Quote from the first line below through the line that contains "linestyle=(0, (1, 4.2)))", both included, and leave the pictures out.
--
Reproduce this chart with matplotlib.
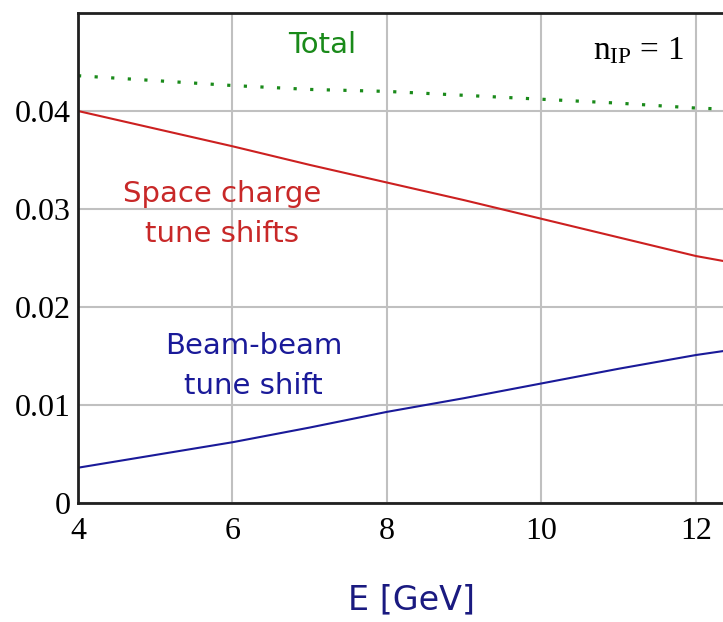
import matplotlib.pyplot as plt
import numpy as np

# energy points [GeV]
energy = [4, 5, 6, 7, 8, 9, 10, 11, 12, 12.35]

# tune shifts
space_charge = [0.0400, 0.0382, 0.0364, 0.0345, 0.0327, 0.0309, 0.0290, 0.0271, 0.0252, 0.0247]
beam_beam = [0.0036, 0.0049, 0.0062, 0.0077, 0.0093, 0.0107, 0.0122, 0.0137, 0.0151, 0.0155]
total = [0.0436, 0.0431, 0.0426, 0.0422, 0.0420, 0.0416, 0.0412, 0.0408, 0.0403, 0.0402]

x_ticks = [4, 6, 8, 10, 12]
y_ticks = [0, 0.01, 0.02, 0.03, 0.04]
y_tick_labels = ["0", "0.01", "0.02", "0.03", "0.04"]

fig = plt.figure(figsize=(7.23, 6.22), dpi=100)
ax = fig.add_axes([78 / 723, 1 - 503 / 622, (723 - 78) / 723, (503 - 13) / 622])

# grid
ax.grid(True, color="#c0c0c0", linewidth=1.5)
ax.set_axisbelow(True)

# curves
ax.plot(energy, space_charge, color="#cc2020", linewidth=1.5)
ax.plot(energy, beam_beam, color="#1a1a99", linewidth=1.5)
ax.plot(energy, total, color="#1a8a1a", linewidth=2.3, linestyle=(0, (1, 4.2)))

ax.set_xlim(4, 12.35)
ax.set_ylim(0, 0.05)
ax.set_xticks(x_ticks)
ax.set_yticks(y_ticks)
ax.set_yticklabels(y_tick_labels)
ax.tick_params(axis="x", length=0, labelsize=23, pad=10)
ax.tick_params(axis="y", length=0, labelsize=23, pad=5)
for lab in ax.get_xticklabels() + ax.get_yticklabels():
    lab.set_family("Liberation Serif")

ax.spines["right"].set_visible(False)
for side in ["left", "bottom", "top"]:
    ax.spines[side].set_linewidth(2)
    ax.spines[side].set_color("#202020")

# labels
sans = "DejaVu Sans"
ax.text(7.16, 0.0467, "Total", color="#1a8a1a", fontsize=21, family=sans,
        ha="center", va="center")
ax.text(11.25, 0.0461, r"$\mathregular{n_{IP}}$ = 1", color="black", fontsize=24,
        family="Liberation Serif", ha="center", va="center")
ax.text(5.87, 0.0295, "Space charge\ntune shifts", color="#c82828", fontsize=21,
        family=sans, ha="center", va="center", linespacing=1.55)
ax.text(6.27, 0.0140, "Beam-beam\ntune shift", color="#1a1a99", fontsize=21,
        family=sans, ha="center", va="center", linespacing=1.55)
ax.set_xlabel("E [GeV]", color="#1a1a80", fontsize=24, family=sans, va="center")
ax.xaxis.set_label_coords((412 - 78) / 645, -(600 - 503) / 490)

plt.savefig("out.png", dpi=100)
--
- Finished task:
Reproduce this chart with matplotlib.
import matplotlib.pyplot as plt
import numpy as np

# energy points [GeV]
energy = [4, 5, 6, 7, 8, 9, 10, 11, 12, 12.35]

# tune shifts
space_charge = [0.0400, 0.0382, 0.0364, 0.0345, 0.0327, 0.0309, 0.0290, 0.0271, 0.0252, 0.0247]
beam_beam = [0.0036, 0.0049, 0.0062, 0.0077, 0.0093, 0.0107, 0.0122, 0.0137, 0.0151, 0.0155]
total = [0.0436, 0.0431, 0.0426, 0.0422, 0.0420, 0.0416, 0.0412, 0.0408, 0.0403, 0.0402]

x_ticks = [4, 6, 8, 10, 12]
y_ticks = [0, 0.01, 0.02, 0.03, 0.04]
y_tick_labels = ["0", "0.01", "0.02", "0.03", "0.04"]

fig = plt.figure(figsize=(7.23, 6.22), dpi=100)
ax = fig.add_axes([78 / 723, 1 - 503 / 622, (723 - 78) / 723, (503 - 13) / 622])

# grid
ax.grid(True, color="#c0c0c0", linewidth=1.5)
ax.set_axisbelow(True)

# curves
ax.plot(energy, space_charge, color="#cc2020", linewidth=1.5)
ax.plot(energy, beam_beam, color="#1a1a99", linewidth=1.5)
ax.plot(energy, total, color="#1a8a1a", linewidth=2.3, linestyle=(0, (1, 4.2)))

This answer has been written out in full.